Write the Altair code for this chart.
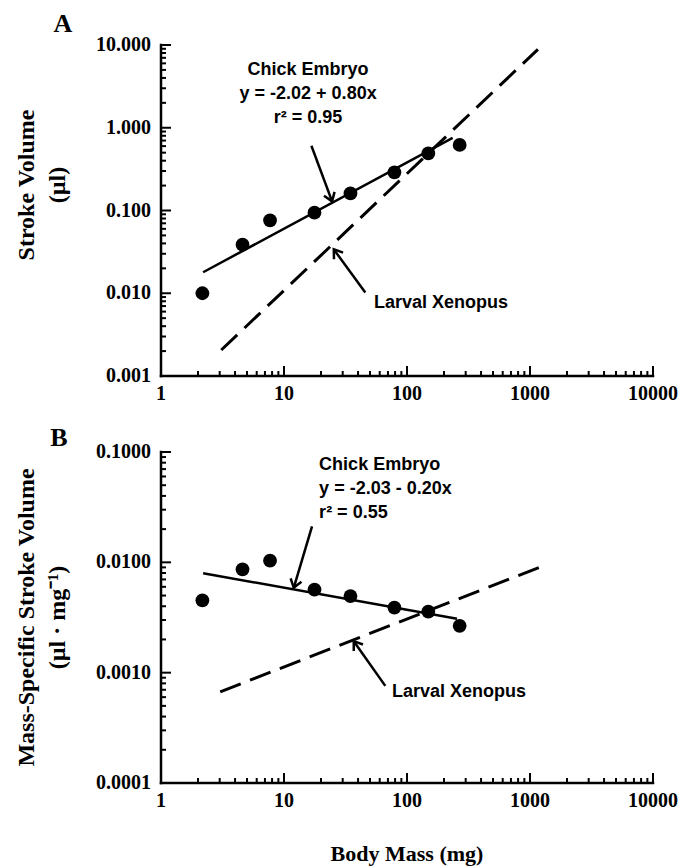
import math
import altair as alt
import pandas as pd

# ---- measurements -------------------------------------------------------
# chick embryo body mass (mg)
body_mass = [2.17, 4.6, 7.7, 17.7, 34.7, 79.0, 149.0, 268.0]
# stroke volume (µl)
stroke_volume = [0.0100, 0.0386, 0.076, 0.094, 0.161, 0.289, 0.49, 0.62]
# mass-specific stroke volume (µl · mg-1)
mass_specific_sv = [0.00453, 0.00865, 0.01035, 0.00566, 0.00495, 0.00389, 0.00358, 0.00266]

# chick embryo log-log regressions: log y = a + b log x, drawn over a mass range
sv_fit = {"a": -2.02, "b": 0.80, "r2": 0.95, "mass": [2.2, 235.0]}
ms_fit = {"a": -2.03, "b": -0.20, "r2": 0.55, "mass": [2.2, 255.0]}

# larval Xenopus allometric lines (end points: mass, value)
xenopus_sv_mass = [3.09, 1160.0]
xenopus_sv = [0.00206, 8.87]
xenopus_ms_mass = [3.03, 1213.0]
xenopus_ms = [0.00067, 0.00908]

# annotation anchors (mass, value of the first text line) and arrows
# (from mass, from value, to mass, to value)
sv_note_at = [15.7, 5.0]
sv_xen_note_at = [53.9, 0.00759]
sv_arrows = [(16.7, 0.606, 24.6, 0.129), (45.8, 0.0102, 25.4, 0.0339)]
ms_note_at = [19.3, 0.0763]
ms_xen_note_at = [75.5, 0.000665]
ms_arrows = [(16.9, 0.0212, 12.0, 0.00588), (66.6, 0.000759, 36.9, 0.00193)]

x_exponents = (0, 4)
W, H = 492, 331
SERIF = "Liberation Serif, Times New Roman, serif"
SANS = "Liberation Sans, Arial, sans-serif"
CHEVRON = "M -1 -0.7 L 0 0 L -1 0.7"
MAJOR_LEN, MINOR_LEN = 10, 5   # inward tick lengths, px


def decade_ticks(lo, hi):
    major = [10.0 ** k for k in range(lo, hi + 1)]
    minor = [m * 10.0 ** k for k in range(lo, hi) for m in range(2, 10)]
    return major, minor


def equation(fit):
    sign = "+" if fit["b"] >= 0 else "-"
    return ["Chick Embryo", f"y = {fit['a']:.2f} {sign} {abs(fit['b']):.2f}x", f"r\u00b2 = {fit['r2']:.2f}"]


def panel(letter, letter_xy, values, y_exp, y_fmt, y_title, title_y, fit, xen_m, xen_v,
          note_at, note_align, xen_note_at, arrows, x_title):
    x_lo, x_hi = 10.0 ** x_exponents[0], 10.0 ** x_exponents[1]
    y_lo, y_hi = 10.0 ** y_exp[0], 10.0 ** y_exp[1]
    xs = alt.Scale(type="log", domain=[x_lo, x_hi], nice=False)
    ys = alt.Scale(type="log", domain=[y_lo, y_hi], nice=False)
    x_major, x_minor = decade_ticks(*x_exponents)
    y_major, y_minor = decade_ticks(*y_exp)
    px_x = W / (x_exponents[1] - x_exponents[0])   # px per decade
    px_y = H / (y_exp[1] - y_exp[0])

    # the frame (axis lines, ticks, labels) is drawn with marks on the shared log scales
    X = lambda f: alt.X(f, type="quantitative", scale=xs, axis=None)
    Y = lambda f: alt.Y(f, type="quantitative", scale=ys, axis=None)

    def xticks(vals, length):
        return alt.Chart(pd.DataFrame({"t": vals})).mark_rule(color="black", strokeWidth=2).encode(
            x=X("t"), y=alt.value(H), y2=alt.value(H - length))

    def yticks(vals, length):
        return alt.Chart(pd.DataFrame({"t": vals})).mark_rule(color="black", strokeWidth=2).encode(
            y=Y("t"), x=alt.value(0), x2=alt.value(length))

    frame_df = pd.DataFrame({"mass": [x_lo, x_lo], "value": [y_lo, y_lo],
                             "m2": [x_hi, x_lo], "v2": [y_lo, y_hi]})
    frame = alt.Chart(frame_df).mark_rule(color="black", strokeWidth=2.5, strokeCap="square").encode(
        x=X("mass"), y=Y("value"), x2="m2", y2="v2")

    x_labels = alt.Chart(pd.DataFrame({"mass": x_major, "value": y_lo,
                                       "label": [f"{v:.0f}" for v in x_major]})).mark_text(
        font=SERIF, fontSize=20, fontWeight="bold", color="black", align="center", baseline="top", dy=8
    ).encode(x=X("mass"), y=Y("value"), text="label:N")
    y_labels = alt.Chart(pd.DataFrame({"value": y_major, "mass": x_lo,
                                       "label": [format(v, y_fmt) for v in y_major]})).mark_text(
        font=SERIF, fontSize=20, fontWeight="bold", color="black", align="right", baseline="middle", dx=-10
    ).encode(x=X("mass"), y=Y("value"), text="label:N")

    pts = alt.Chart(pd.DataFrame({"mass": body_mass, "value": values})).mark_circle(
        size=190, color="black", opacity=1
    ).encode(x=X("mass"), y=Y("value"))

    fit_df = pd.DataFrame({"mass": fit["mass"],
                           "value": [10 ** (fit["a"] + fit["b"] * math.log10(m)) for m in fit["mass"]]})
    fit_line = alt.Chart(fit_df).mark_line(color="black", strokeWidth=2.5).encode(x=X("mass"), y=Y("value"))

    xen_line = alt.Chart(pd.DataFrame({"mass": xen_m, "value": xen_v})).mark_line(
        color="black", strokeWidth=3, strokeDash=[22, 10]
    ).encode(x=X("mass"), y=Y("value"))

    rows = []
    for m0, v0, m1, v1 in arrows:
        dx = (math.log10(m1) - math.log10(m0)) * px_x
        dy = -(math.log10(v1) - math.log10(v0)) * px_y
        rows.append({"mass": m0, "value": v0, "m1": m1, "v1": v1,
                     "angle": math.degrees(math.atan2(dy, dx)) % 360})
    arrow_df = pd.DataFrame(rows)
    shafts = alt.Chart(arrow_df).mark_rule(color="black", strokeWidth=2.5).encode(
        x=X("mass"), y=Y("value"), x2="m1", y2="v1")
    heads = alt.Chart(arrow_df).mark_point(
        shape=CHEVRON, filled=False, size=260, color="black", strokeWidth=2.5, opacity=1
    ).encode(x=X("m1"), y=Y("v1"), angle=alt.Angle("angle:Q", scale=None))

    note = alt.Chart(pd.DataFrame({"mass": [note_at[0]], "value": [note_at[1]]})).mark_text(
        text=equation(fit), font=SANS, fontSize=18, fontWeight="bold", color="black",
        align=note_align, baseline="middle", lineHeight=24
    ).encode(x=X("mass"), y=Y("value"))
    xen_note = alt.Chart(pd.DataFrame({"mass": [xen_note_at[0]], "value": [xen_note_at[1]]})).mark_text(
        text="Larval Xenopus", font=SANS, fontSize=18, fontWeight="bold", color="black",
        align="left", baseline="middle"
    ).encode(x=X("mass"), y=Y("value"))

    tag = alt.Chart(pd.DataFrame({"t": [letter]})).mark_text(
        font=SERIF, fontSize=26, fontWeight="bold", color="black", align="center", baseline="middle"
    ).encode(x=alt.value(letter_xy[0]), y=alt.value(letter_xy[1]), text="t:N")

    # two-line rotated y title
    titles = []
    for line, xoff in zip(y_title, (-134, -103)):
        titles.append(
            alt.Chart(pd.DataFrame({"t": [line]})).mark_text(
                font=SERIF, fontSize=24, fontWeight="bold", color="black", angle=270,
                align="center", baseline="middle"
            ).encode(x=alt.value(xoff), y=alt.value(title_y), text="t:N")
        )
    if x_title:
        titles.append(
            alt.Chart(pd.DataFrame({"t": [x_title]})).mark_text(
                font=SERIF, fontSize=22, fontWeight="bold", color="black",
                align="center", baseline="middle"
            ).encode(x=alt.value(W / 2), y=alt.value(H + 71), text="t:N")
        )

    return alt.layer(
        xticks(x_minor, MINOR_LEN), xticks(x_major, MAJOR_LEN),
        yticks(y_minor, MINOR_LEN), yticks(y_major, MAJOR_LEN),
        frame, x_labels, y_labels,
        fit_line, xen_line, shafts, heads, pts, note, xen_note, tag, *titles
    ).properties(width=W, height=H)


top = panel("A", (-98, -21), stroke_volume, (-3, 1), ".3f", ["Stroke Volume", "(\u00b5l)"], 140,
            sv_fit, xenopus_sv_mass, xenopus_sv, sv_note_at, "center", sv_xen_note_at, sv_arrows, None)
bottom = panel("B", (-102, -14), mass_specific_sv, (-4, -1), ".4f",
               ["Mass-Specific Stroke Volume", "(\u00b5l \u00b7 mg\u207b\u00b9)"], H / 2,
               ms_fit, xenopus_ms_mass, xenopus_ms, ms_note_at, "left", ms_xen_note_at, ms_arrows,
               "Body Mass (mg)")

chart = alt.vconcat(top, bottom, spacing=21).properties(
    padding={"left": 15, "top": 11, "right": 5, "bottom": 5},
    background="white",
).configure_view(stroke=None)

chart.save("out.html", embed_options={"renderer": "svg", "actions": False})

::::

- What to do:
Only the lines from the start of the material through the line containing "0.00389, 0.00358, 0.00266]" should be transcribed. Pictures stay out.

- Result below:
Write the Altair code for this chart.
import math
import altair as alt
import pandas as pd

# ---- measurements -------------------------------------------------------
# chick embryo body mass (mg)
body_mass = [2.17, 4.6, 7.7, 17.7, 34.7, 79.0, 149.0, 268.0]
# stroke volume (µl)
stroke_volume = [0.0100, 0.0386, 0.076, 0.094, 0.161, 0.289, 0.49, 0.62]
# mass-specific stroke volume (µl · mg-1)
mass_specific_sv = [0.00453, 0.00865, 0.01035, 0.00566, 0.00495, 0.00389, 0.00358, 0.00266]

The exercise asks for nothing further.